EVOLUTION OF DISSOLVED INORGANIC CARBON IN SAPROLITE AND BEDROCK GROUNDWATER AT THREE PIEDMONT RESEARCH SITES IN NORTH CAROLINA

This study focuses on using stable carbon isotopes to trace the production of dissolved inorganic carbon (DIC) as groundwater moves through the saprolite and bedrock to stream channels in a Piedmont crystalline rock terrane. The objectives of this study are to understand the controls on groundwater alkalinity and DIC production in order to (1) identify what causes pH to increase to near-neutral values along shallow groundwater flowpaths and (2) to better understand the geochemical signature of groundwater inputs into small streams in the Piedmont region. Dissolved inorganic carbon (DIC) can be modified by silicate weathering, which consumes CO₂, and microbial CO₂. DIC is linked to the development of groundwater pH and alkalinity, which in turn can impact stream water quality at baseflow.

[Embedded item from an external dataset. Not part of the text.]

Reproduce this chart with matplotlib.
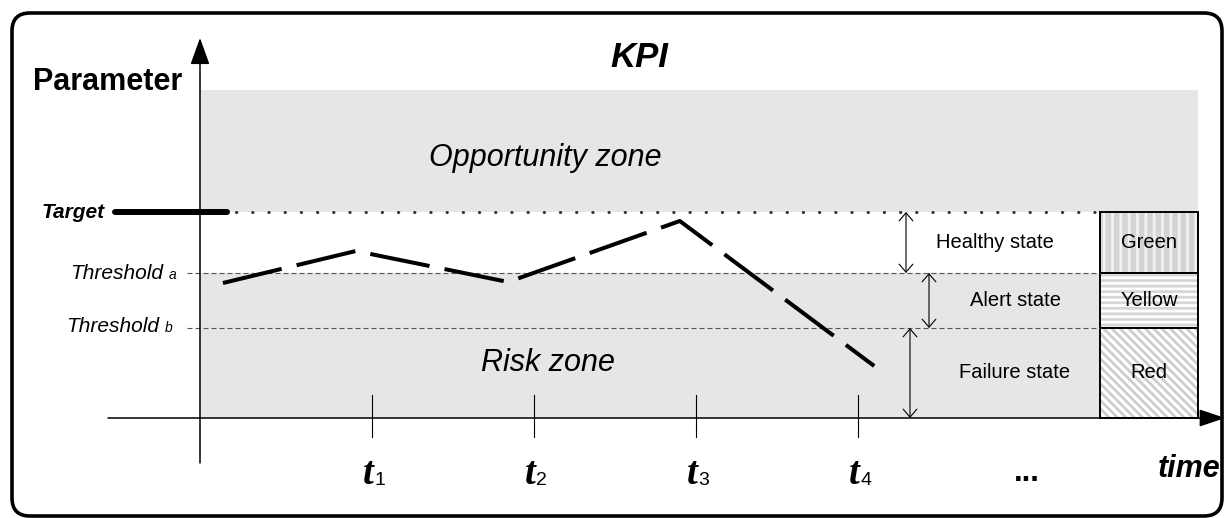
import matplotlib.pyplot as plt
from matplotlib.patches import Rectangle, FancyBboxPatch
from matplotlib.transforms import IdentityTransform

# ---------------- DATA ----------------
tick_times = [1, 2, 3, 4]
tick_names = ["1", "2", "3", "4"]
kpi_times = [0.08, 0.90, 1.84, 2.90, 4.10]
kpi_values = [135, 167, 136, 197, 52]
target = 206
threshold_a = 145
threshold_b = 90
zone_top = 328
state_names = ["Healthy state", "Alert state", "Failure state"]
state_colours = ["Green", "Yellow", "Red"]
state_bounds = [target, threshold_a, threshold_b, 0]

# ---------------- LAYOUT ----------------
W, H = 1225, 518
T0, TS, Y0 = 210, 162, 418  # pixel of t=0, pixels per time step, pixel of y=0

plt.rcParams["font.family"] = ["Liberation Sans", "DejaVu Sans"]
plt.rcParams["hatch.linewidth"] = 2.0


def px(x, y=0):
    # picture pixel -> data coordinates
    return (x - T0) / TS, Y0 - y


def xp(x):
    return px(x)[0]


fig = plt.figure(figsize=(W / 100, H / 100), dpi=100)
ax = fig.add_axes([0, 0, 1, 1])
ax.axis("off")
ax.set_xlim(xp(0), xp(W))
ax.set_ylim(Y0 - H, Y0)

# rounded frame
fig.patches.append(FancyBboxPatch((12, 2), 1210, 503, boxstyle="round,pad=0,rounding_size=18",
                                  transform=IdentityTransform(), fill=False, ec="black", lw=2.6))

# ---------------- ZONES ----------------
x_left, x_right, x_box = xp(200), xp(1198), xp(1100)
ax.add_patch(Rectangle((x_left, target), x_right - x_left, zone_top - target, fc="#e6e6e6", lw=0))
ax.add_patch(Rectangle((x_left, 0), x_right - x_left, threshold_a, fc="#e6e6e6", lw=0))

box_styles = [("#d4d4d4", "#f2f2f2", "||"), ("white", "#d6d6d6", "---"), ("white", "#cdcdcd", "\\\\\\\\")]
for i, (fc, hc, hatch) in enumerate(box_styles):
    lo, hi = state_bounds[i + 1], state_bounds[i]
    ax.add_patch(Rectangle((x_box, lo), x_right - x_box, hi - lo, fc=fc, ec=hc, hatch=hatch, lw=0))
    ax.add_patch(Rectangle((x_box, lo), x_right - x_box, hi - lo, fill=False, ec="black", lw=1.4))

# ---------------- AXES ----------------
ax.annotate("", xy=px(1225, 418), xytext=px(108, 418),
            arrowprops=dict(arrowstyle="-|>,head_length=0.8,head_width=0.27", fc="k", ec="k",
                            lw=1.1, mutation_scale=20, shrinkA=0, shrinkB=0))
ax.annotate("", xy=px(200, 38), xytext=px(200, 463),
            arrowprops=dict(arrowstyle="-|>,head_length=0.83,head_width=0.3", fc="k", ec="k",
                            lw=1.1, mutation_scale=20, shrinkA=0, shrinkB=0))
for t in tick_times:
    ax.plot([t, t], [23, -19], color="k", lw=0.8)

# ---------------- LINES ----------------
ax.plot([xp(115), xp(227)], [target, target], color="k", lw=4.3, solid_capstyle="round")
ax.plot([xp(236), xp(1100)], [target, target], color="#333333", lw=2.2,
        ls=(0, (0.1, 5.2)), dash_capstyle="round")
for thr in [threshold_a, threshold_b]:
    ax.plot([xp(187), xp(1100)], [thr, thr], color="#555555", lw=0.8, ls=(0, (4.5, 2.7)))

ax.plot(kpi_times, kpi_values, color="k", lw=2.9, ls=(0, (15, 3.8)))

# state arrows
arrow_x = [906, 929, 910]
for i, x in enumerate(arrow_x):
    lo, hi = state_bounds[i + 1], state_bounds[i]
    ax.annotate("", xy=(xp(x), hi), xytext=(xp(x), lo),
                arrowprops=dict(arrowstyle="<->,head_length=0.36,head_width=0.31", color="k",
                                lw=0.8, mutation_scale=16, shrinkA=0, shrinkB=0))

# ---------------- TEXT ----------------
ax.text(*px(639, 67), "KPI", fontsize=25, fontweight="bold", style="italic", ha="center", va="baseline")
ax.text(*px(33, 90), "Parameter", fontsize=22, fontweight="bold", ha="left", va="baseline")
ax.text(*px(545, 166), "Opportunity zone", fontsize=22, style="italic", ha="center", va="baseline")
ax.text(*px(548, 371), "Risk zone", fontsize=22, style="italic", ha="center", va="baseline")

ax.text(*px(105, 218), "Target", fontsize=15, fontweight="bold", style="italic", ha="right", va="baseline")
ax.text(*px(163, 279), "Threshold", fontsize=15, style="italic", ha="right", va="baseline")
ax.text(*px(169, 279), "a", fontsize=10, style="italic", ha="left", va="baseline")
ax.text(*px(159, 332), "Threshold", fontsize=15, style="italic", ha="right", va="baseline")
ax.text(*px(165, 332), "b", fontsize=10, style="italic", ha="left", va="baseline")

state_text_x = [995, 1016, 1015]
for i, name in enumerate(state_names):
    mid = (state_bounds[i] + state_bounds[i + 1]) / 2
    ax.text(xp(state_text_x[i]), mid, name, fontsize=14.5, ha="center", va="center")
    ax.text(xp(1149), mid, state_colours[i], fontsize=14.5, ha="center", va="center")

for t, name in zip(tick_times, tick_names):
    ax.text(t + 0.01, Y0 - 484, "t", family="Liberation Serif", fontsize=28, fontweight="bold",
            style="italic", ha="right", va="baseline")
    ax.text(t + 0.015, Y0 - 485, name, fontsize=14, ha="left", va="baseline")

ax.text(*px(1027, 481), "...", fontsize=22, fontweight="bold", ha="center", va="baseline")
ax.text(*px(1220, 477), "time", fontsize=22, fontweight="bold", style="italic", ha="right", va="baseline")

fig.savefig("out.png", dpi=100)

Groundwater was sampled from 3 research sites on the Charlotte Terrane (North Carolina): Langtree Peninsula Research Station (LPRS), Redlair Observatory (RO), and Reedy Creek Restoration Project (RCRP). Filtered samples were analyzed for ion concentrations, DIC, and alkalinity. At LPRS, alkalinity increased from saprolite to bedrock wells (range 0.13-1.30 meq/L). δ¹³C-DIC at LPRS fell within a narrow range (-22.8‰ to -17.4‰, median -19.3‰). These trends agree with increasing pH values and SiO₂ concentrations at LPRS (5.5-8.0 and 9.2-56.1 mg/L, respectively). Preliminary data from 9 new saprolite wells at RO indicate a comparable median but broader range of δ¹³C-DIC (range -22.5‰ to -8.9‰, median -19.3‰). We also observed a considerable range of alkalinity and DIC concentrations at RO (0.50-3.63 meq/L and 0.7-2.5 mM, respectively). In shallow saprolite wells at RCRP, we did not observe a predictable relationship between hillslope, floodplain, and riparian shallow groundwater in terms of alkalinity, DIC, or δ¹³C-DIC. Overall, shallow groundwater at RCRP exhibits a large range of alkalinity and DIC concentrations. Groundwater at RCRP exhibits a similar median δ¹³C-DIC as the other sites but a larger range (range -24.1‰ to -11.0‰, median -19.2‰). At RCRP, we also observed temporal variation in alkalinity, DIC, and δ¹³C-DIC between seasons. In the aggregate, δ¹³C-DIC is consistent with a single microbial CO₂ source derived from soil gas during recharge. δ¹³C-DIC is likely affected by differing system openness depending on proximity to the water table. Work in progress includes analysis of additional groundwater samples, ion and nutrient concentrations, and examination of related stream water samples.